Naar boven ↑

Rechtspraak

Appellante heeft zijn sollicitatieactiviteiten aan DWI doorgegeven in plaats van aan UWV, omdat hij in de veronderstelling was dat hij een WWB-uitkering ontving en geen WW-uitkering. Niet is gebleken dat appellant geen enkel verwijt kan worden gemaakt, maar onder deze omstandigheden kan het hem niet in overwegende mate worden verweten. De maatregel wordt verlaagd van 25% naar 15%.

Appellant ontvangt met ingang van 3 februari 2014 een WW-uitkering. Bij besluit van 28 augustus 2014 verlaagt UWV de WW-uitkering bij wijze van maatregel met 25% gedurende vier maanden op de grond dat hij in de periode van 21 juni 2014 tot en met 18 juli 2014 onvoldoende heeft gesolliciteerd. UWV verklaart het bezwaar van appellant gegrond en herziet het besluit in die zin dat de ingangsdatum van de maatregel bepaald wordt op 19 juli 2014. De rechtbank verklaart het beroep van appellant ongegrond.
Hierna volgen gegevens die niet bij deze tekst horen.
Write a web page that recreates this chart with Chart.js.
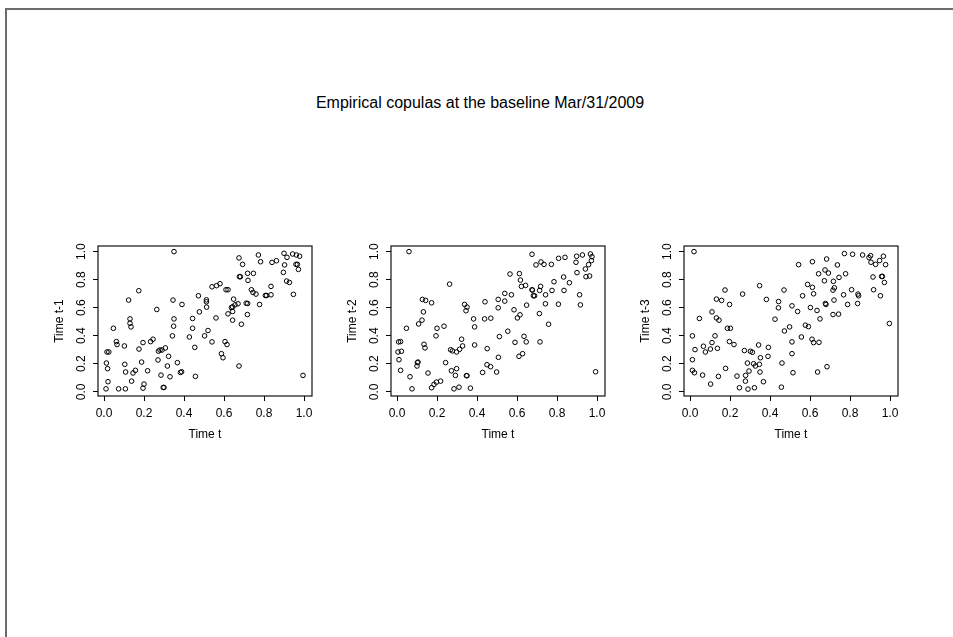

De rechtbank stelt vast dat appellant niet bewijsbaar aan zijn sollicitatieplicht heeft voldaan. De rechtbank ziet geen aanleiding om te oordelen dat appellant met opzet heeft gehandeld. Wel kan naar het oordeel van de rechtbank appellante een verwijt worden gemaakt.

De Centrale Raad van Beroep oordeelt als volgt. Tussen partijen is niet in geschil dat appellant in de periode van 21 juli 2014 tot en met 18 juli 2014 onvoldoende sollicitatie-activiteiten in het kader van de WW heeft verricht. Appellant heeft zich op het standpunt gesteld dat hem van deze overtreding geen verwijt kan worden gemaakt. Ter zitting heeft appellant toegelicht dat hij op aanraden van een UWV-medewerker per 1 mei 2014 en WWB-uitkering heeft aangevraagd. Omdat appellant per 1 mei 2014 in aanmerking is gebracht voor een WWB-uitkering heeft hij geen sollicitatieactiviteiten meer doorgegeven aan UWV. Wel heeft appellant zijn sollicitaties besproken met DWI. Dat zijn WW-uitkering na 1 mei 2014 doorliep heeft appellant naar eigen zeggen niet bemerkt, nu appellant vanaf mei 2014 geen WW-uitkering meer ontving maar WWB-uitkering. Deze door appellant gegeven lezing van de gang van zaken wordt door UWV niet weersproken en vindt bovendien steun in de uitdraai van het SUWI-net. Dat neemt niet weg dat appellant bij het toekenningbesluit van 11 februari 2014 in aanmerking is gebracht voor een WW-uitkering en daarin ook gewezen is op zijn verplichtingen in het kader van de WW. Nu anders dan appellant heeft gesteld niet is gebleken dat appellant ter zake van deze overtreding geen enkel verwijt kan worden gemaakt heeft UWV terecht een maatregel opgelegd. In het licht van het feit dat appellant in mei 2014 en WWB-uitkering ontving is het niet onbegrijpelijk dat hij zijn sollicitatieactiviteiten aan een functionaris van DWI heeft doorgegeven, temeer omdat appellant vanaf mei 2014 geen WW-uitkering meer ontving. Bovendien is niet gebleken dat appellant in deze periode erop is gewezen dat hij zijn sollicitatieactiviteiten aan UWV had moeten doorgeven. In deze omstandigheden kan het niet nakomen van de sollicitatieverplichting appellant niet in overwegende mate worden verweten. De aangevallen uitspraak zal worden vernietigd en het beroep tegen het besluit wordt gegrond verklaard. De Raad zal de maatregel vaststellen op 15% van het uitkeringsbedrag gedurende vier maanden met ingang van 19 juli 2014.